It’s a glorious autumn evening in Tarnfield when Deborah Arbiter falls to her death.
What was she doing on the roof of her old Georgian country house, St Jane’s?
People think Deborah was up there inspecting a leak. But Suzy Spencer doesn’t believe the seventy-year-old was doing DIY.
Deborah gave up a glittering career in law to start a women’s refuge in her beautiful family home.
Then when one of Suzy’s friends disappears, she uncovers a shocking connection to Deborah and St Jane’s.
One woman falls to her death at St Jane’s. One woman never arrives.
Can Suzy Spencer get to the bottom of these sinister goings-on before anyone else pays the ultimate price?
I have a little confession to make. Although I have the first three books in the Suzy Spencer series on my ever increasing ‘to be read’ mountain, I haven’t actually read one yet. I know what a mistake to make. When I was invited to take part in the blog tour for ‘The Judge At Saint Jane’s’, which is the fourth book in the Suzy Spencer series, I knew that this was the kick up the bottom that I needed to ‘meet’ Suzy and to get to know the area and the other regular characters. Having enjoyed reading ‘The Judge At Saint Jane’s’ as much as I did, I am now rather cross with myself that I left it this long to ‘discover’ Suzy Spencer. I thoroughly enjoyed reading ‘The Judge At Saint Jane’s’ but more about that in a bit.

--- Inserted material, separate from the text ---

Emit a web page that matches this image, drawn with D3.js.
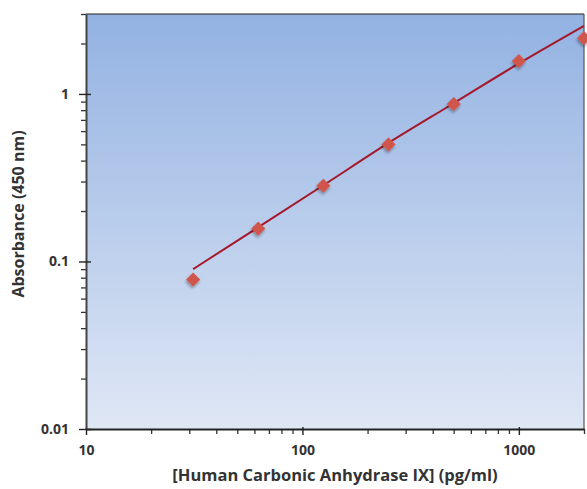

It took me no time at all to get into ‘The Judge At Saint Jane’s’. In fact the synopsis was enough to grab my attention and the story drew me in. As soon as I started reading, I had an inkling that I wouldn’t be able to put this book down for any length of time. I was intrigued by the descriptions of the village and by the different characters and I had to keep reading to find out how the different strands to this story impacted on certain characters. This was one of those books that really got under my skin as it were- if I wasn’t reading the book then I was thinking about it. I think part of the reason, why I became so addicted to the story was the fact that I also live in a village similar to the one in the story so I was comparing that village with the one where I live. The pages of the book turned increasingly quickly as I made my way through the book as my desperation to find out what happened grew and grew. At one point the pages were turning that quickly that it was almost as if they were turning themselves and the page numbers became a blur. All too quickly I reached the end of ‘The Judge At Saint Jane’s’ and I had to say goodbye to Suzy and the rest. I found ‘The Judge At Saint Jane’s’ to be a gripping read, which kept me guessing and which kept me on the edge of my seat.
‘The Judge At Saint Jane’s’ is superbly written. Lis has one of those writing styles that is easy to get used to and easy to get along with. In fact I didn’t feel as though I was reading a book because the text reads more like a chat between friends than reading an actual book. For me, the story hits the ground running and maintained a steady pace throughout. Lis clearly cares about her characters and this shines through in the very thorough way in which she describes them. Lis describes the characters so well that they seem to leap off the page and seem just as real as you and I. I love the way in which Lis makes the reader feel as though they are part of the story and at the heart of the action. That’s how I felt anyway.
In short, I thoroughly enjoyed reading ‘The Judge At Saint Jane’s’ and I would recommend it to other readers. I will certainly be reading more of Lis’s work in the future. The score on the Ginger Book Geek board is a very well deserved 5* out of 5*.